Now, there are definitely use cases where you don't care; which would be a cool application for this; but unless we figure out how to do homomorphic computing, this doesn't seem immediately likely to impact cloud computing prices; even if it was cheaper to simply use excess compute capacity (which I'm not convinced it is).

cercatrova · on March 3, 2018

This is what Golem cryptocurrency does, with the trust protocol in place through the blockchain [1]

1. https://golem.network

matte_black · on March 3, 2018

Keep dreaming.

bob_theslob646 · on March 3, 2018

Why should we keep dreaming?

matte_black · on March 3, 2018

AWS at least already has very cheap ways to get compute time if you don’t particularly care about having uniform availability of it in the form of spot instances.

The economics of people letting you use their browser doesn’t make sense. The pay is crap and the time when they are browsing is exactly when they would not want their computer doing a bunch of background processing. You’re better off letting people rent out their CPU time through a dedicated application when they are not using it. And remember electricity is not free.

Even then, it’d be tough to compete with AWS on pricing considering its spot instances do exactly this, even letting you bid for what you want to pay.

I should have explained this in my original post, but I figured it was obvious.

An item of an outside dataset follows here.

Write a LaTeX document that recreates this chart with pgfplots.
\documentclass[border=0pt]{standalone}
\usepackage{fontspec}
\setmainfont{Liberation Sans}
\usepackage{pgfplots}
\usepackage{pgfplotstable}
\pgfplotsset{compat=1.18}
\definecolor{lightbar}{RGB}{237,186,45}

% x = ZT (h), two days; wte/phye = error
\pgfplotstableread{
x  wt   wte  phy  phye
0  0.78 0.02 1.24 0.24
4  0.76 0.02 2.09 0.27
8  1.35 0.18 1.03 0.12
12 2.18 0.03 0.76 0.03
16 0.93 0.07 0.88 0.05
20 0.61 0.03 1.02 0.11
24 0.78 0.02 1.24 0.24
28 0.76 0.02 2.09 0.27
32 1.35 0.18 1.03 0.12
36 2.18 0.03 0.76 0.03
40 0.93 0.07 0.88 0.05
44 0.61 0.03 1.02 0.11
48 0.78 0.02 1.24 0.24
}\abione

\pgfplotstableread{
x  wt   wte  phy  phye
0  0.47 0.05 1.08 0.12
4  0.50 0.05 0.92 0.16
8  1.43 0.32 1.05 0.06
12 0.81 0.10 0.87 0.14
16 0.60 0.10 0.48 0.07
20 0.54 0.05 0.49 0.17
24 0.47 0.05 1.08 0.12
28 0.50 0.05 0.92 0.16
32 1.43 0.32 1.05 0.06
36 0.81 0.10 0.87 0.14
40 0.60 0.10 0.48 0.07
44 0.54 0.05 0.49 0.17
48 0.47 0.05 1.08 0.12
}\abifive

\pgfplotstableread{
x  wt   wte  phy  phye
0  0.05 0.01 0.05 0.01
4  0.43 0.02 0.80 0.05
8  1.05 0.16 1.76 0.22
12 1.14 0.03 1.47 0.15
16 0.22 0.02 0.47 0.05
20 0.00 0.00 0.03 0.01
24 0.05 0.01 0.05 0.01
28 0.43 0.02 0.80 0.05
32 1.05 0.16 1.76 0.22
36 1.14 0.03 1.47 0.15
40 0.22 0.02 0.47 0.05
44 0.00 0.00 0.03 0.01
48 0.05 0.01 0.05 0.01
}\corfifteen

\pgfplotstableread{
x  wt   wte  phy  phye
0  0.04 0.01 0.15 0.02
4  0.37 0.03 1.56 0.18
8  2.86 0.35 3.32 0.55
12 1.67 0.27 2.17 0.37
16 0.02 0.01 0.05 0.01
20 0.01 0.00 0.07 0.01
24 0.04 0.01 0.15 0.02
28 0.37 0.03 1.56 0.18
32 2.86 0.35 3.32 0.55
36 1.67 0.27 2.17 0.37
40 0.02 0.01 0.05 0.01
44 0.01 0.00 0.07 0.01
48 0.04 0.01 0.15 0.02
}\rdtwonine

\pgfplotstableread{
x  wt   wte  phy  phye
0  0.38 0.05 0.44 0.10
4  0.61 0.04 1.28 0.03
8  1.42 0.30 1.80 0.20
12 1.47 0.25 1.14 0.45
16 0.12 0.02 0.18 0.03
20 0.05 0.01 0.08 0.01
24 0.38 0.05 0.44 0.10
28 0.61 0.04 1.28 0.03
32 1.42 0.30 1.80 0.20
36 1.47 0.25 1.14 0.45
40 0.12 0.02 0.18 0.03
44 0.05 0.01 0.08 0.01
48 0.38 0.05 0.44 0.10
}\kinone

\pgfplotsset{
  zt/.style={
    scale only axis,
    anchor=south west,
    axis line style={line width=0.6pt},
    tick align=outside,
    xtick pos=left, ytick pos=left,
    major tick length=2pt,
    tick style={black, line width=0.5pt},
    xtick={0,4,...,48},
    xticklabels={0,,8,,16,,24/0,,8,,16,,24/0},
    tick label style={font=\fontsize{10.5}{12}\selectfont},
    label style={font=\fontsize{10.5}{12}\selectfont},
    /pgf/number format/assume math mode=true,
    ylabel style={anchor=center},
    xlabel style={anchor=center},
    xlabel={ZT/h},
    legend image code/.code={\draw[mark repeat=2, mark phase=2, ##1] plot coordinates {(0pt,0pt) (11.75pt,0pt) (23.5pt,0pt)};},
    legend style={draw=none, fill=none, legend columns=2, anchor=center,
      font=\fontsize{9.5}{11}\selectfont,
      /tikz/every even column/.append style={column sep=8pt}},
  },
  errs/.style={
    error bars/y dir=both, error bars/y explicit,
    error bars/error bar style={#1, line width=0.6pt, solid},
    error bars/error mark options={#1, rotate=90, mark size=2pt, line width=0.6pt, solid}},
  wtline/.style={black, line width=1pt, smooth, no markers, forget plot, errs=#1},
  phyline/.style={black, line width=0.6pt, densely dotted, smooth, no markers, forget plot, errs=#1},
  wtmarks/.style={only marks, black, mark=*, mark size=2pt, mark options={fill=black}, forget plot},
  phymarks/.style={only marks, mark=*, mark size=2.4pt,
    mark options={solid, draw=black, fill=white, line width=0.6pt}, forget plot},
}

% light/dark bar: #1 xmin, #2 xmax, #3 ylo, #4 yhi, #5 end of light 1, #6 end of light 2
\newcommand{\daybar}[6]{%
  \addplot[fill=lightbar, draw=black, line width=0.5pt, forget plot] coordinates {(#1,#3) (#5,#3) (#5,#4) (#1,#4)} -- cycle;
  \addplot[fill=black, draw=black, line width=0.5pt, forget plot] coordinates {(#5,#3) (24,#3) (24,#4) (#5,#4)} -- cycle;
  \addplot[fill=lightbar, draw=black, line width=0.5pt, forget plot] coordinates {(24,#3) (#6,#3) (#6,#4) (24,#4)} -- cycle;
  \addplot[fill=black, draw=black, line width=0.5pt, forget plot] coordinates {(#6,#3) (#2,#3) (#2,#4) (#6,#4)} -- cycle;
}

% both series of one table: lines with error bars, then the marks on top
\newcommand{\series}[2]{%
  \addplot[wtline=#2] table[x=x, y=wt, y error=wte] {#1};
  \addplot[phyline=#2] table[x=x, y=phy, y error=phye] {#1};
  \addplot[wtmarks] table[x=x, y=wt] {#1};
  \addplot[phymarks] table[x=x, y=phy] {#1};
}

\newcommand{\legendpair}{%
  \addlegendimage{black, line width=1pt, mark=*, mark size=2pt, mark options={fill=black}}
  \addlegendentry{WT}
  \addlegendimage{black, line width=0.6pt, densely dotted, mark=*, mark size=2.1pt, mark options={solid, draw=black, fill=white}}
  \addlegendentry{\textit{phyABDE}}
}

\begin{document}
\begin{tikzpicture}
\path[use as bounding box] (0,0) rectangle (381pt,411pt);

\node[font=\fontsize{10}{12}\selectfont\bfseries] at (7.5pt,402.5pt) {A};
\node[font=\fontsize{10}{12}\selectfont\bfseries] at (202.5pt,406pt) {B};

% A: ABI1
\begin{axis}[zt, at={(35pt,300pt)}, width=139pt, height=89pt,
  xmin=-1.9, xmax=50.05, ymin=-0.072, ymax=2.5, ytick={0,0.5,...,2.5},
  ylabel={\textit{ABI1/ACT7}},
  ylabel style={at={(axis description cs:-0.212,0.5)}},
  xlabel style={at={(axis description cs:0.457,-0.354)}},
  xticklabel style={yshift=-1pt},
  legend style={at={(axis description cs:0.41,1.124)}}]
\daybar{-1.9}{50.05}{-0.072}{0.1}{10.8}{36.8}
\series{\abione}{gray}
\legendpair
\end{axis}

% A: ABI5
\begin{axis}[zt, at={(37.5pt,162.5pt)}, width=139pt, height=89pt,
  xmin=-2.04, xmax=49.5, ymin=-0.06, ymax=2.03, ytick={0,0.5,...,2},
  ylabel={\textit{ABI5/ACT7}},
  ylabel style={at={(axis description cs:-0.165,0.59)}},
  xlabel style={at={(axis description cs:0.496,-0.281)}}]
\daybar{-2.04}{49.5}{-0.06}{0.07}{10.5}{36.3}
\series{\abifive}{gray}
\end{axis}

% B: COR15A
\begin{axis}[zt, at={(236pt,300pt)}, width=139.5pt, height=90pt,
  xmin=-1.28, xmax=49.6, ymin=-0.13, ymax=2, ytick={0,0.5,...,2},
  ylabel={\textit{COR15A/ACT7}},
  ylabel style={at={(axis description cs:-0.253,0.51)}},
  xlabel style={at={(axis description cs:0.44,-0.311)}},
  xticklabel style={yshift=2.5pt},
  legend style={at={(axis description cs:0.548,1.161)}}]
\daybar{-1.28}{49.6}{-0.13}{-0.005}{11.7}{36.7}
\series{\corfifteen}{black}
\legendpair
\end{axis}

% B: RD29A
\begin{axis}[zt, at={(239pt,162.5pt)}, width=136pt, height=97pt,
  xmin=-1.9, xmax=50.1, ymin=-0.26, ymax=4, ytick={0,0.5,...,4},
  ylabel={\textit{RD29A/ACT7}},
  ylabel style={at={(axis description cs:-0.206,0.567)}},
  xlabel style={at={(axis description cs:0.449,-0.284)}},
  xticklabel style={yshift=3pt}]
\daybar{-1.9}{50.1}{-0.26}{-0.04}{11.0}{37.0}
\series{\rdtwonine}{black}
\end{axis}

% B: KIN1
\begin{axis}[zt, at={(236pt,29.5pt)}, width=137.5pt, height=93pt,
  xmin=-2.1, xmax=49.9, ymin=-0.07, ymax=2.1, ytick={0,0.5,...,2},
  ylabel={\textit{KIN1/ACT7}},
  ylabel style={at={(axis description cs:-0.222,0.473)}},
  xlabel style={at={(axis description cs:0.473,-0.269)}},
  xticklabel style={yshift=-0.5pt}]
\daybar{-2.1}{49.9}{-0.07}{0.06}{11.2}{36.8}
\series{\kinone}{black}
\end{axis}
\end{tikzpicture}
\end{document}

To suggest a solution: don’t offer payments at all but maybe instead gameify CPU time donation somehow. Maybe then you’ll have a better chance, but potentially less participation, unless people are donating to charitable causes. Either way it’s not going to do anything to affect AWS or Google Compute prices. Creating an entire startup just for the goal of getting some reduced prices on the actual compute platforms you want to use is madness. Just pay the money.

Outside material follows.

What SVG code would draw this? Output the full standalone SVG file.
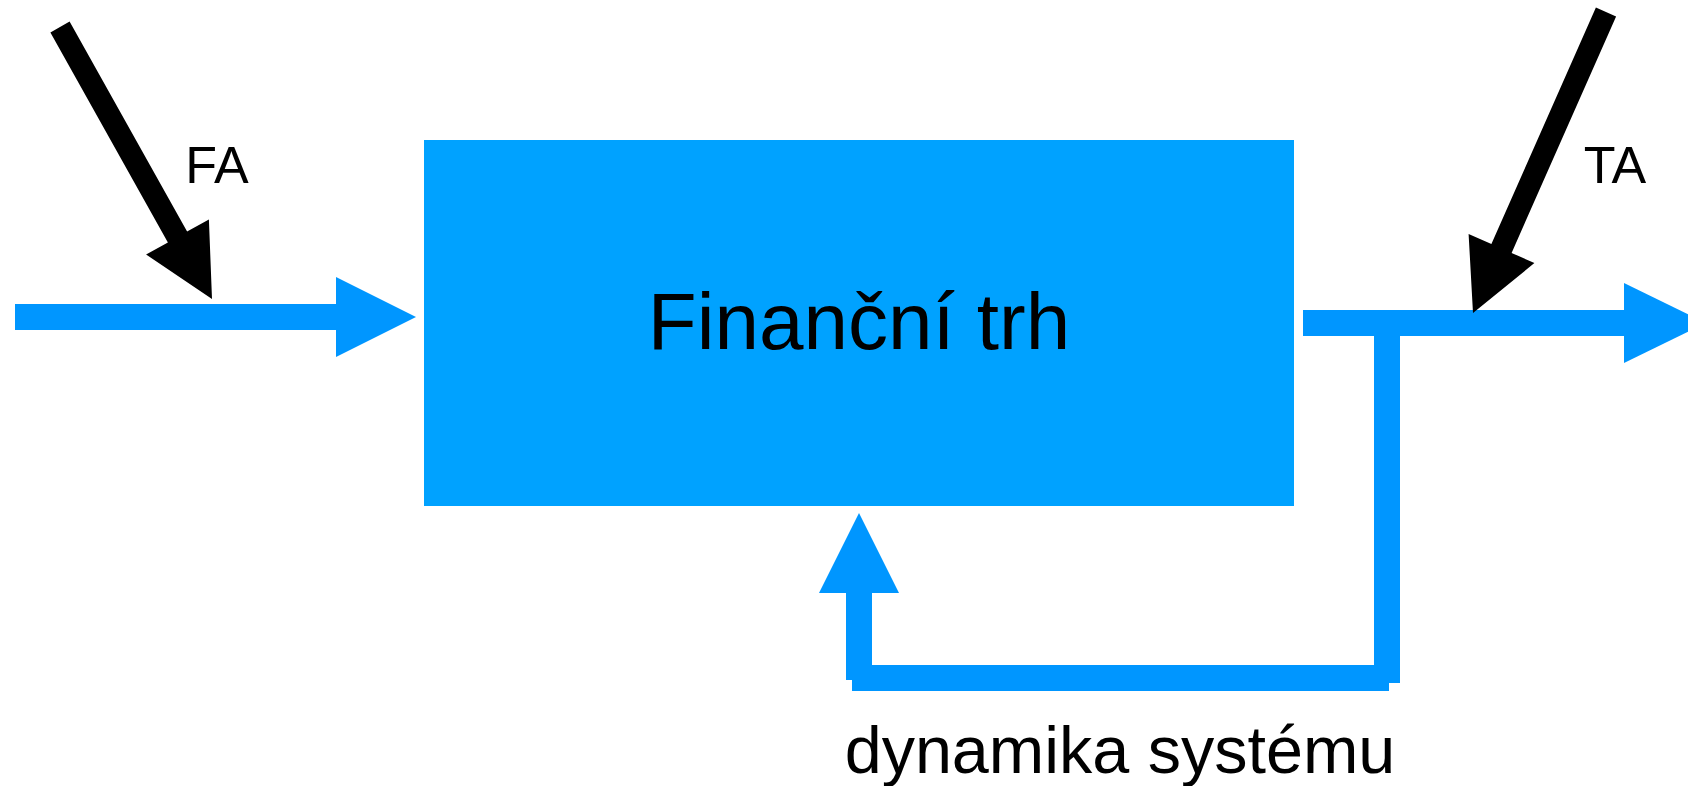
<svg xmlns="http://www.w3.org/2000/svg" width="1688" height="786" viewBox="0 0 1688 786">
  <style>
    .flow { fill: #0096FF; }
    .ext { fill: #000000; }
    .lbl { font-family: "Liberation Sans", Arial, sans-serif; fill: #000000; }
  </style>
  <rect width="1688" height="786" fill="#ffffff"/>
  <g id="node-financni-trh">
    <rect x="424" y="140" width="870" height="366" fill="#00A2FF"/>
    <text class="lbl" x="859" y="349" font-size="80" text-anchor="middle">Finanční trh</text>
  </g>
  <g id="connectors">
    <g id="input-arrow">
      <rect class="flow" x="15" y="304" width="322" height="26"/>
      <polygon class="flow" points="336,277 416,317 336,357"/>
    </g>
    <g id="output-arrow">
      <rect class="flow" x="1303" y="310" width="322" height="26"/>
      <polygon class="flow" points="1624,283 1706,323 1624,363"/>
    </g>
    <g id="feedback">
      <rect class="flow" x="1374" y="335" width="26" height="348"/>
      <rect class="flow" x="852" y="665" width="537" height="26"/>
      <rect class="flow" x="846" y="592" width="26" height="88"/>
      <polygon class="flow" points="859,513 899,593 819,593"/>
      <text class="lbl" x="1120" y="773" font-size="66.5" text-anchor="middle">dynamika systému</text>
    </g>
    <g id="fa-arrow">
      <polygon class="ext" points="50.4,32.4 69.6,21.6 187.1,231.6 208.9,219.4 212,299 146.1,254.6 167.9,242.4"/>
      <text class="lbl" x="217" y="183" font-size="52" text-anchor="middle">FA</text>
    </g>
    <g id="ta-arrow">
      <polygon class="ext" points="1595.9,7.6 1616.1,16.4 1511.6,252.9 1534.4,263.1 1473,313 1468.6,233.9 1491.4,244.1"/>
      <text class="lbl" x="1615" y="183" font-size="52" text-anchor="middle">TA</text>
    </g>
  </g>
</svg>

NegativeLatency · on March 3, 2018

Seti@home has been doing this for years

bradknowles · on March 3, 2018

I was thinking of that exact use case — could this be a modern alternative that might get even wider distribution due to lower barriers to entry?

sosborn · on March 3, 2018

Almost 20(!)

matte_black · on March 3, 2018

ryanlol · on March 3, 2018

>AWS at least already has very cheap ways to get compute time

No it does not. AWS and "very cheap" simply don't belong in the same sentence.

matte_black · on March 3, 2018

Compared to what? Useless to compare anything without numbers.

ryanlol · on March 3, 2018

Compared to what? The compute market in general.

AWS is a premium provider charging premium prices, they've essentially priced themselves as the most expensive provider on the market. It feels insane to describe them as "very cheap".

You might as well be calling a Bugatti Chiron "pretty cheap".

Any datacenter provider will be able to sell you compute time at a fraction of the cost of EC2. Look at OVH for example.

matte_black · on March 4, 2018

Spot instances are insanely cheap, not talking about EC2.

ryanlol · on March 4, 2018

EC2 spot instances are still EC2.

matte_black · on March 5, 2018

But cheaper.

zappo2938 · on March 3, 2018

>If you have built castles in the air, your work need not be lost; that is where they should be. Now put the foundations under them.

Henry David Thoreau

king07828 · on March 3, 2018

Seems like getting a Linux kernel and a LAMP stack running on this would be a good first step. The technical challenge of doing it sounds fun and interesting. The real payoff may be when a billing and payment system is able to consolidate billing from processing clients and to distribute the payments to the owners of the processing clients based on the work performed

king07828 · on March 5, 2018

Why did the parent get downvoted?

antoineMoPa · on March 3, 2018

I should code a fractal renderer that combines the work of many clients...

WalterGR · on March 3, 2018

What are the performance numbers for work distributed like this?